[Stored dataset items]

-------------------------

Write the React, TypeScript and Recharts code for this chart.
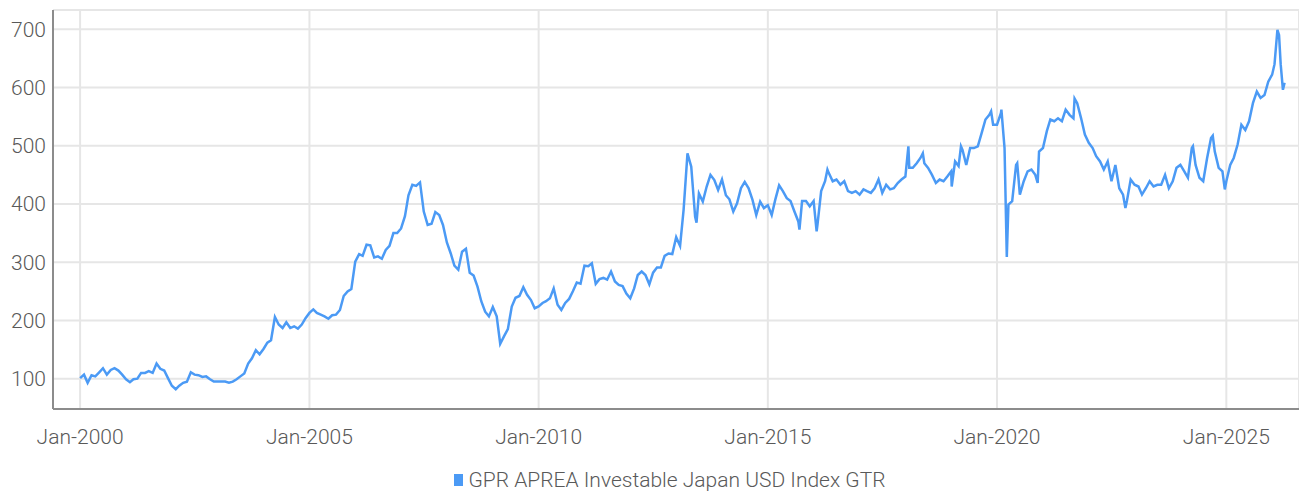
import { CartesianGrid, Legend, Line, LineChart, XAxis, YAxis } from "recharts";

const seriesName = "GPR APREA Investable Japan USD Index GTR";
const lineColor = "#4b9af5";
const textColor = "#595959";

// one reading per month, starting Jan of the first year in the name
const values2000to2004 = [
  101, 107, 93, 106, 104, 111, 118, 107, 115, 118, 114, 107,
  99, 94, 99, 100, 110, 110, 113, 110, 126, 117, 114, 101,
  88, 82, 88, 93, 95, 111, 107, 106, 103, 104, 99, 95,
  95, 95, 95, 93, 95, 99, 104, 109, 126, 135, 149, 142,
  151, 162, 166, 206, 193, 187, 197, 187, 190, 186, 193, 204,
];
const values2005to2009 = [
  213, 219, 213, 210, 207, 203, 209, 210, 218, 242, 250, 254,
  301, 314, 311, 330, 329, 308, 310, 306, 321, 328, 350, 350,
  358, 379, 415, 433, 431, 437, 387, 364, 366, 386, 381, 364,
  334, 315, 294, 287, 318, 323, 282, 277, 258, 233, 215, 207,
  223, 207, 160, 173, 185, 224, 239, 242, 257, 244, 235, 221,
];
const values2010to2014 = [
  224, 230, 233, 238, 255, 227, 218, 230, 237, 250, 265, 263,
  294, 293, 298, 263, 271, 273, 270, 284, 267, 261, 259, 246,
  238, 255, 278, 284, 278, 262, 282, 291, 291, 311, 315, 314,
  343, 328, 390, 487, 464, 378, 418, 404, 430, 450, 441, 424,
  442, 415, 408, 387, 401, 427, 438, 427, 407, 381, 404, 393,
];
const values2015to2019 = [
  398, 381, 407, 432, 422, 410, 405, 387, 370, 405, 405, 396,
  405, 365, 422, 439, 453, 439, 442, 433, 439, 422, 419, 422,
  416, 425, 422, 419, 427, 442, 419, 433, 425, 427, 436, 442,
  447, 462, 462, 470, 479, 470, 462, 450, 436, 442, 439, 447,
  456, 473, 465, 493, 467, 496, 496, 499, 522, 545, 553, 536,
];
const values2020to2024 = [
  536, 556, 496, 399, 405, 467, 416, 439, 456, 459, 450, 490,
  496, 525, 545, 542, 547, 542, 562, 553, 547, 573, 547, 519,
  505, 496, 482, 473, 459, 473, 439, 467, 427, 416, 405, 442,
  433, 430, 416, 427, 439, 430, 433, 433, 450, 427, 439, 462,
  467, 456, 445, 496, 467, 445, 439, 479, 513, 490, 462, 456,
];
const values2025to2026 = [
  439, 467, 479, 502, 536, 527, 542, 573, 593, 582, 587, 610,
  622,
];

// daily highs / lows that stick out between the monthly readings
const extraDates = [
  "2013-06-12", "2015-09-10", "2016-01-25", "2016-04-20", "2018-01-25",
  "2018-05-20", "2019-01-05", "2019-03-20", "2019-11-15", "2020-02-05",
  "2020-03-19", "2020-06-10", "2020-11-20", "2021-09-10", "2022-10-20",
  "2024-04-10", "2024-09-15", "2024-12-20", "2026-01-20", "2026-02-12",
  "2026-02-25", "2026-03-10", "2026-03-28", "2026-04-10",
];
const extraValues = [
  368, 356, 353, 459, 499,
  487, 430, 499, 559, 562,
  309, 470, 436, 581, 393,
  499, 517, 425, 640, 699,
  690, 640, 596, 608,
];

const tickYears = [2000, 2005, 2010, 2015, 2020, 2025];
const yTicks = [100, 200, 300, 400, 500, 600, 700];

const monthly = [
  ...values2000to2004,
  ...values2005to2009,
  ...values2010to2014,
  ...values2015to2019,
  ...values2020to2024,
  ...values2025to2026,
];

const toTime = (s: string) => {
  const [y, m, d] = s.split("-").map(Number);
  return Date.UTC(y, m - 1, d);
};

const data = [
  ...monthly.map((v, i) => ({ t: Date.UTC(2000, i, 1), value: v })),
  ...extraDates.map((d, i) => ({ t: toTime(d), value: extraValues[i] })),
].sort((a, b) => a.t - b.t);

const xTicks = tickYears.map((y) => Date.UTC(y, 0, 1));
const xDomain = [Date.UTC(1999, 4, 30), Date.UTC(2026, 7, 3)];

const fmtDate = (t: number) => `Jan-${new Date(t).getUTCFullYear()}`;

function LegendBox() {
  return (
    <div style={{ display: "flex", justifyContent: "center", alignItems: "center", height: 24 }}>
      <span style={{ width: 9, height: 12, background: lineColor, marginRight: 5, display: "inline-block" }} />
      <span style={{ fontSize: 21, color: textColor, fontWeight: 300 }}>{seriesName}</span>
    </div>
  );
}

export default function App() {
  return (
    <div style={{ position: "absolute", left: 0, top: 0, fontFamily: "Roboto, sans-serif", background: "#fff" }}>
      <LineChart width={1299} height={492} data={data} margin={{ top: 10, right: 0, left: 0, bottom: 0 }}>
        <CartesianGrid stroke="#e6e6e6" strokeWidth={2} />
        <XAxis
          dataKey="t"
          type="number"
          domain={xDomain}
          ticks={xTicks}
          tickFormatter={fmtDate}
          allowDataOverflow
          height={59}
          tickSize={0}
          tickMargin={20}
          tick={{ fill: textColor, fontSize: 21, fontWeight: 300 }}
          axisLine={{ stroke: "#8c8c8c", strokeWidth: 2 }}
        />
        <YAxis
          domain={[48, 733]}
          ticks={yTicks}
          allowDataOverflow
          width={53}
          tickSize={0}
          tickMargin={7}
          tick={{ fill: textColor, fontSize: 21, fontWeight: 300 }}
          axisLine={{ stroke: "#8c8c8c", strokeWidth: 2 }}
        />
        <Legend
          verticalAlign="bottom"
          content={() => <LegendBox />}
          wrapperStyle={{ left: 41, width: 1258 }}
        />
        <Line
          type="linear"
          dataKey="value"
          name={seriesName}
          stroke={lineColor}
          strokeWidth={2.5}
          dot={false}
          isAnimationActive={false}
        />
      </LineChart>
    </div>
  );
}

-------------------------

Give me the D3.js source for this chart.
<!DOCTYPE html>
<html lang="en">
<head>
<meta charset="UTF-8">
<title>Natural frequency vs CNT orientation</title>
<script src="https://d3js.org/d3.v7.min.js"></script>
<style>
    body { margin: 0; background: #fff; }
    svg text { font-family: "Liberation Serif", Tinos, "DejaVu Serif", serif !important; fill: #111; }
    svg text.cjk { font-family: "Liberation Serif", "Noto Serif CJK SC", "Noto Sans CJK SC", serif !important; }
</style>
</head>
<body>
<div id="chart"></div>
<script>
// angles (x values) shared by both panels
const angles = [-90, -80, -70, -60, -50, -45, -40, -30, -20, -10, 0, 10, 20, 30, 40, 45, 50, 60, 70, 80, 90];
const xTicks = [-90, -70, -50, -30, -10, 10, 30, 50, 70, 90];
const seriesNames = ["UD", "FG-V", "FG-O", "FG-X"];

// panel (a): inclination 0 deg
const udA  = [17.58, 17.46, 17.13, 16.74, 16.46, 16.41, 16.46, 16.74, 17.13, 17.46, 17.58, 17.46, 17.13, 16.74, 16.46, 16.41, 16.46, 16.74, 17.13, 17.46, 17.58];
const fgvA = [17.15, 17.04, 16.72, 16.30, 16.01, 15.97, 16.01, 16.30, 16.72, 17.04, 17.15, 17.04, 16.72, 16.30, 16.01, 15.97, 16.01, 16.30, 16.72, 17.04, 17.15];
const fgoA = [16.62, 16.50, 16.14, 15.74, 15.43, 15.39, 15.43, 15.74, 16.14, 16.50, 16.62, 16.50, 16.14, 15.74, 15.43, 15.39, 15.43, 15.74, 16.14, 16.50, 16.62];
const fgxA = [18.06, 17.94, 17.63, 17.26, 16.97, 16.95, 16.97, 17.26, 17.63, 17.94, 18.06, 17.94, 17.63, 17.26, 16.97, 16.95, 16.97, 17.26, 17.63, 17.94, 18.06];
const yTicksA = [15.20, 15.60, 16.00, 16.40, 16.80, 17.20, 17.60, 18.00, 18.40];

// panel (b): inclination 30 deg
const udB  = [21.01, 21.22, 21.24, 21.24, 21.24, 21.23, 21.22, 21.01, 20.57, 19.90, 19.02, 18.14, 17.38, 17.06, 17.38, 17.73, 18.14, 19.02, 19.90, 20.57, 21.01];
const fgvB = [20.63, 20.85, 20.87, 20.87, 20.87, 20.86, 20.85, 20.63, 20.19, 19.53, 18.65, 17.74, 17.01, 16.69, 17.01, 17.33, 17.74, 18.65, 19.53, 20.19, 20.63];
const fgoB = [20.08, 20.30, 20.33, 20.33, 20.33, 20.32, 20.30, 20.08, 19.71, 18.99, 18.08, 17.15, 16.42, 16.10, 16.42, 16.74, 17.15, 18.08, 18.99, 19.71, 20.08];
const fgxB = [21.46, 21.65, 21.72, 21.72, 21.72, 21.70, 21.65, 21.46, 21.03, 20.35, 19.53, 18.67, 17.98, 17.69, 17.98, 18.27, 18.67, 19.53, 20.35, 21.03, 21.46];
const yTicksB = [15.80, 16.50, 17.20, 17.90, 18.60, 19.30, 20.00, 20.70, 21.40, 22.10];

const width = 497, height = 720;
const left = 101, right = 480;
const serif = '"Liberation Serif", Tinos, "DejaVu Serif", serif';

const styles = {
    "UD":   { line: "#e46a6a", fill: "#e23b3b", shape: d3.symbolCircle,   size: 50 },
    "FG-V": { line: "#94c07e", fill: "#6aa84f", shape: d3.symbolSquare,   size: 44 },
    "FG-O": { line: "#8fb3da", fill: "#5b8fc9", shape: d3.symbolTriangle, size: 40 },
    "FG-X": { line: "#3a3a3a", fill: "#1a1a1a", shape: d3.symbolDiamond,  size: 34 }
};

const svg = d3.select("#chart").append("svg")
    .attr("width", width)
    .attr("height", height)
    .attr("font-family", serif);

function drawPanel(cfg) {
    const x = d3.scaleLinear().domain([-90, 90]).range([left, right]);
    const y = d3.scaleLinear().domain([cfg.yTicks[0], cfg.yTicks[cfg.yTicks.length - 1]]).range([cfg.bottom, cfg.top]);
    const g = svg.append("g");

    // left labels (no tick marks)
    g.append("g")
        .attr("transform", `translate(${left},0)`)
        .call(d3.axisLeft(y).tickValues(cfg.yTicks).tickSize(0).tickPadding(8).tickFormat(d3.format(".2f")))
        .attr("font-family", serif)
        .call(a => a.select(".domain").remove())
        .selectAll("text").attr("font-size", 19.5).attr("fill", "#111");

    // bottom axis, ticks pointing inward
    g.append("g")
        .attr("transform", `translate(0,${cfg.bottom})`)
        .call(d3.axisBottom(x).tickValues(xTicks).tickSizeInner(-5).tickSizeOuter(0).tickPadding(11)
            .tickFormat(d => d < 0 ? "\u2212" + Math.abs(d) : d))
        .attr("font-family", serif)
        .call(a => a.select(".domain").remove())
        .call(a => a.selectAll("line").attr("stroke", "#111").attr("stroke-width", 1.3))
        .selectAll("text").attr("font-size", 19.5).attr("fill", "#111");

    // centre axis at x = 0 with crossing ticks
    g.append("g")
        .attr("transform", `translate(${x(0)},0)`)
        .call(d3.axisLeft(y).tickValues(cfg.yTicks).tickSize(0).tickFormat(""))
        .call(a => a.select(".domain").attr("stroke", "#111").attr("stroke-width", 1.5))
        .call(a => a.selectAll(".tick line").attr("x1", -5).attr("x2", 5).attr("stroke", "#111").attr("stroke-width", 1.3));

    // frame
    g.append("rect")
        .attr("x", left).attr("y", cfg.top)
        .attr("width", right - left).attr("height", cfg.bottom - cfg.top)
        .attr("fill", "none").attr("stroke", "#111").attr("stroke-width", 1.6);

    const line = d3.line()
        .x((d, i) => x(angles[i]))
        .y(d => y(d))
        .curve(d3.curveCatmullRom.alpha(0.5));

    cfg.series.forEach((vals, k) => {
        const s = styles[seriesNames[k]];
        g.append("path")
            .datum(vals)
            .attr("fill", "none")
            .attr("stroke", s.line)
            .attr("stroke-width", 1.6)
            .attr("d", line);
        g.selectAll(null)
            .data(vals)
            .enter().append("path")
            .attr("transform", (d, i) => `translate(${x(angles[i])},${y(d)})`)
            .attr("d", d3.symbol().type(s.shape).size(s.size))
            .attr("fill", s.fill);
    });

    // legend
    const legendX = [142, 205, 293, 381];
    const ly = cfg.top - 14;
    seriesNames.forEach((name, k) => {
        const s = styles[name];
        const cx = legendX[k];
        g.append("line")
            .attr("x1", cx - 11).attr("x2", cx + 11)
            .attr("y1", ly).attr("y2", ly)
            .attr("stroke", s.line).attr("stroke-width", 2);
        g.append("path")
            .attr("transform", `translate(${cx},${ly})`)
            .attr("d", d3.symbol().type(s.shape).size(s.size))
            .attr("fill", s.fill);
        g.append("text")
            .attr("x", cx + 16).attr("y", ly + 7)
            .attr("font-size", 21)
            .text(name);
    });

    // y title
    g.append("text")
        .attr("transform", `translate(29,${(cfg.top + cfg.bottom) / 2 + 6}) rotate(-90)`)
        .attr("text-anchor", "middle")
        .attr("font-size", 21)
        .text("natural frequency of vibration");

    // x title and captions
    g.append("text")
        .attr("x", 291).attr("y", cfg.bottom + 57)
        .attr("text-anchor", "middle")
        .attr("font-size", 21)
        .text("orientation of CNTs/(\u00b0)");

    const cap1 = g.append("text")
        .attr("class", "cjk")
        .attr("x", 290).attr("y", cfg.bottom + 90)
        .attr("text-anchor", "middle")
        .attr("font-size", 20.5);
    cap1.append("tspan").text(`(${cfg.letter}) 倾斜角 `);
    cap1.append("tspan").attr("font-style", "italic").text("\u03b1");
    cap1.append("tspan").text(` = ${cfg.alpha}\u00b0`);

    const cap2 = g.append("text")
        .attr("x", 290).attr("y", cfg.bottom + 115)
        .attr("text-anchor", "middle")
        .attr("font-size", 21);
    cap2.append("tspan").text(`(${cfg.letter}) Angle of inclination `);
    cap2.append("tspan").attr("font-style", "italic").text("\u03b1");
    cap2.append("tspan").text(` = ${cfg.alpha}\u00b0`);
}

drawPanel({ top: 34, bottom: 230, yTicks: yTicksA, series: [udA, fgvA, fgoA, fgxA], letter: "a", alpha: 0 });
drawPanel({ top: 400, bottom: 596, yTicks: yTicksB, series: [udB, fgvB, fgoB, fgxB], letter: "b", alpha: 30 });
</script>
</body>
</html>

-------------------------

Report every line containing the word "this" from the listing above.

Exercise answer>
Write the React, TypeScript and Recharts code for this chart.
Give me the D3.js source for this chart.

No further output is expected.